• **Work to be completed**:
Copy each line below exactly and leave the pictures out.

• **Supplied information**:
═══

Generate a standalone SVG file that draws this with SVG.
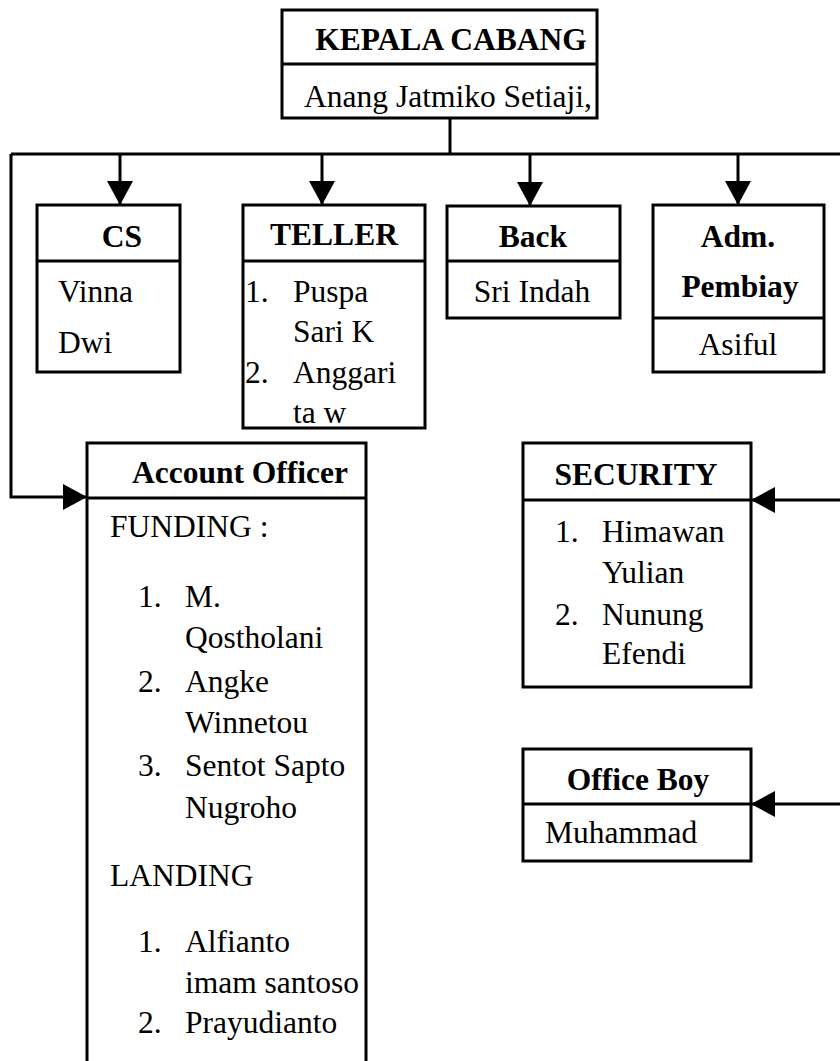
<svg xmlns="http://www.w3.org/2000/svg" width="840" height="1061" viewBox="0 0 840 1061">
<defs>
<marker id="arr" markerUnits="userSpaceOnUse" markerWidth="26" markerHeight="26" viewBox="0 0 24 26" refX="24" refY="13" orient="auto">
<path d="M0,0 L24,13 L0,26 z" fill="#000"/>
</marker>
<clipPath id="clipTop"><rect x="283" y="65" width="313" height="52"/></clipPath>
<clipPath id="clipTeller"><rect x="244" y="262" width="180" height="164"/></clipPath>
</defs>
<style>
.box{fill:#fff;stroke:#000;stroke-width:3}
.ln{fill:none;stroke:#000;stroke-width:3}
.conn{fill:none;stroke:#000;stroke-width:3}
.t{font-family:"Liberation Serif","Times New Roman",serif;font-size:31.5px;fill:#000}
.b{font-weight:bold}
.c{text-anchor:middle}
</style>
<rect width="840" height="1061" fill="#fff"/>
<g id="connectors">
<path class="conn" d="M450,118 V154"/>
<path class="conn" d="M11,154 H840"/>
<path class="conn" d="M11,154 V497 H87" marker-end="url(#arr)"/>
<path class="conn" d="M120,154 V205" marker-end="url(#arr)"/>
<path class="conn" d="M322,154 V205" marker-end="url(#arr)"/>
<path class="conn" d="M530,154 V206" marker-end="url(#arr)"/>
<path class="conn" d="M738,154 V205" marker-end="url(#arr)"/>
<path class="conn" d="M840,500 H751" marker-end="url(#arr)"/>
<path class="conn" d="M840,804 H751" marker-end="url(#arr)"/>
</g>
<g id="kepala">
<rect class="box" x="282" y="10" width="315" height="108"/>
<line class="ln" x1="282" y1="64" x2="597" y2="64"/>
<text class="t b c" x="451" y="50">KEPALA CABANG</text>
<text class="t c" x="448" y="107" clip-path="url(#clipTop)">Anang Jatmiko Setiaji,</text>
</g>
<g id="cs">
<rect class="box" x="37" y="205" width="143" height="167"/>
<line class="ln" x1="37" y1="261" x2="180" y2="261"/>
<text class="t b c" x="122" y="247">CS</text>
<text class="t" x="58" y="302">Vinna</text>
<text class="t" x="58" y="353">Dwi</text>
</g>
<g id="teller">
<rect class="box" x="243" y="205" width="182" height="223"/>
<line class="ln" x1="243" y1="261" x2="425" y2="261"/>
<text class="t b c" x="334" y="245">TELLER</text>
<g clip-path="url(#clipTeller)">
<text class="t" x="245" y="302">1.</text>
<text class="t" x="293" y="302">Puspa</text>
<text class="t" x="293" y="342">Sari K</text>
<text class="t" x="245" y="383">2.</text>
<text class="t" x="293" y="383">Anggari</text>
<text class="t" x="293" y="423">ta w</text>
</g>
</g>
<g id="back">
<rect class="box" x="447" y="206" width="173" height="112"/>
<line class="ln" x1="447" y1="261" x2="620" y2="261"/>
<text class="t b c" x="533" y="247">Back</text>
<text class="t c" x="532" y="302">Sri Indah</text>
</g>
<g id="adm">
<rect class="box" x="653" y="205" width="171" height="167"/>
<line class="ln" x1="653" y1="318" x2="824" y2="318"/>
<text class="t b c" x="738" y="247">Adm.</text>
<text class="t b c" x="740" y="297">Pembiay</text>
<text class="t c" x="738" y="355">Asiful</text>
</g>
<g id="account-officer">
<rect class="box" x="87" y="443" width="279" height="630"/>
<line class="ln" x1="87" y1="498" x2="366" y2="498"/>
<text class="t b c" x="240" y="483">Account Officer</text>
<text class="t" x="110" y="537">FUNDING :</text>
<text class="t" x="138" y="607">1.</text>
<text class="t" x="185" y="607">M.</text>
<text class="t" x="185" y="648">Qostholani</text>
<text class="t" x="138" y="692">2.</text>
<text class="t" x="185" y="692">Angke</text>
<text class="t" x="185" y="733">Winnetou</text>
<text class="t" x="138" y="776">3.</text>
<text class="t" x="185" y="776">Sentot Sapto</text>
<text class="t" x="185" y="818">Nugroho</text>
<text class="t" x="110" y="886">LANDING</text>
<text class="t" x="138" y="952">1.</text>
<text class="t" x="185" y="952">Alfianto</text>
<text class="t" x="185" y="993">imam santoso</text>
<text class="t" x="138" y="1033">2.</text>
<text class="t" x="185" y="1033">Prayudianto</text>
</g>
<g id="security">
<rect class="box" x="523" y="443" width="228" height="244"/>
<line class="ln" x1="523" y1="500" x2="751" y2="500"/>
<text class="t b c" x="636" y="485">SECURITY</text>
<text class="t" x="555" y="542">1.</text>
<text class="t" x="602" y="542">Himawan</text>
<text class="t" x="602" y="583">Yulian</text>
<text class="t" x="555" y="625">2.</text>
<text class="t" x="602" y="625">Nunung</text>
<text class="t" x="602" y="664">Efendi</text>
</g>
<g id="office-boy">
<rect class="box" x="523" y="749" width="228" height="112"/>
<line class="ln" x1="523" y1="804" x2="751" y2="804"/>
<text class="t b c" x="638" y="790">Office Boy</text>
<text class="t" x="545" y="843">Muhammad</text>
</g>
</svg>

═══

• **Answer to the task**:
Generate a standalone SVG file that draws this with SVG.
<svg xmlns="http://www.w3.org/2000/svg" width="840" height="1061" viewBox="0 0 840 1061">
<defs>
<marker id="arr" markerUnits="userSpaceOnUse" markerWidth="26" markerHeight="26" viewBox="0 0 24 26" refX="24" refY="13" orient="auto">
<path d="M0,0 L24,13 L0,26 z" fill="#000"/>
</marker>
<clipPath id="clipTop"><rect x="283" y="65" width="313" height="52"/></clipPath>
<clipPath id="clipTeller"><rect x="244" y="262" width="180" height="164"/></clipPath>
</defs>
<style>
.box{fill:#fff;stroke:#000;stroke-width:3}
.ln{fill:none;stroke:#000;stroke-width:3}
.conn{fill:none;stroke:#000;stroke-width:3}
.t{font-family:"Liberation Serif","Times New Roman",serif;font-size:31.5px;fill:#000}
.b{font-weight:bold}
.c{text-anchor:middle}
</style>
<rect width="840" height="1061" fill="#fff"/>
<g id="connectors">
<path class="conn" d="M450,118 V154"/>
<path class="conn" d="M11,154 H840"/>
<path class="conn" d="M11,154 V497 H87" marker-end="url(#arr)"/>
<path class="conn" d="M120,154 V205" marker-end="url(#arr)"/>
<path class="conn" d="M322,154 V205" marker-end="url(#arr)"/>
<path class="conn" d="M530,154 V206" marker-end="url(#arr)"/>
<path class="conn" d="M738,154 V205" marker-end="url(#arr)"/>
<path class="conn" d="M840,500 H751" marker-end="url(#arr)"/>
<path class="conn" d="M840,804 H751" marker-end="url(#arr)"/>
</g>
<g id="kepala">
<rect class="box" x="282" y="10" width="315" height="108"/>
<line class="ln" x1="282" y1="64" x2="597" y2="64"/>
<text class="t b c" x="451" y="50">KEPALA CABANG</text>
<text class="t c" x="448" y="107" clip-path="url(#clipTop)">Anang Jatmiko Setiaji,</text>
</g>
<g id="cs">
<rect class="box" x="37" y="205" width="143" height="167"/>
<line class="ln" x1="37" y1="261" x2="180" y2="261"/>
<text class="t b c" x="122" y="247">CS</text>
<text class="t" x="58" y="302">Vinna</text>
<text class="t" x="58" y="353">Dwi</text>
</g>
<g id="teller">
<rect class="box" x="243" y="205" width="182" height="223"/>
<line class="ln" x1="243" y1="261" x2="425" y2="261"/>
<text class="t b c" x="334" y="245">TELLER</text>
<g clip-path="url(#clipTeller)">
<text class="t" x="245" y="302">1.</text>
<text class="t" x="293" y="302">Puspa</text>
<text class="t" x="293" y="342">Sari K</text>
<text class="t" x="245" y="383">2.</text>
<text class="t" x="293" y="383">Anggari</text>
<text class="t" x="293" y="423">ta w</text>
</g>
</g>
<g id="back">
<rect class="box" x="447" y="206" width="173" height="112"/>
<line class="ln" x1="447" y1="261" x2="620" y2="261"/>
<text class="t b c" x="533" y="247">Back</text>
<text class="t c" x="532" y="302">Sri Indah</text>
</g>
<g id="adm">
<rect class="box" x="653" y="205" width="171" height="167"/>
<line class="ln" x1="653" y1="318" x2="824" y2="318"/>
<text class="t b c" x="738" y="247">Adm.</text>
<text class="t b c" x="740" y="297">Pembiay</text>
<text class="t c" x="738" y="355">Asiful</text>
</g>
<g id="account-officer">
<rect class="box" x="87" y="443" width="279" height="630"/>
<line class="ln" x1="87" y1="498" x2="366" y2="498"/>
<text class="t b c" x="240" y="483">Account Officer</text>
<text class="t" x="110" y="537">FUNDING :</text>
<text class="t" x="138" y="607">1.</text>
<text class="t" x="185" y="607">M.</text>
<text class="t" x="185" y="648">Qostholani</text>
<text class="t" x="138" y="692">2.</text>
<text class="t" x="185" y="692">Angke</text>
<text class="t" x="185" y="733">Winnetou</text>
<text class="t" x="138" y="776">3.</text>
<text class="t" x="185" y="776">Sentot Sapto</text>
<text class="t" x="185" y="818">Nugroho</text>
<text class="t" x="110" y="886">LANDING</text>
<text class="t" x="138" y="952">1.</text>
<text class="t" x="185" y="952">Alfianto</text>
<text class="t" x="185" y="993">imam santoso</text>
<text class="t" x="138" y="1033">2.</text>
<text class="t" x="185" y="1033">Prayudianto</text>
</g>
<g id="security">
<rect class="box" x="523" y="443" width="228" height="244"/>
<line class="ln" x1="523" y1="500" x2="751" y2="500"/>
<text class="t b c" x="636" y="485">SECURITY</text>
<text class="t" x="555" y="542">1.</text>
<text class="t" x="602" y="542">Himawan</text>
<text class="t" x="602" y="583">Yulian</text>
<text class="t" x="555" y="625">2.</text>
<text class="t" x="602" y="625">Nunung</text>
<text class="t" x="602" y="664">Efendi</text>
</g>
<g id="office-boy">
<rect class="box" x="523" y="749" width="228" height="112"/>
<line class="ln" x1="523" y1="804" x2="751" y2="804"/>
<text class="t b c" x="638" y="790">Office Boy</text>
<text class="t" x="545" y="843">Muhammad</text>
</g>
</svg>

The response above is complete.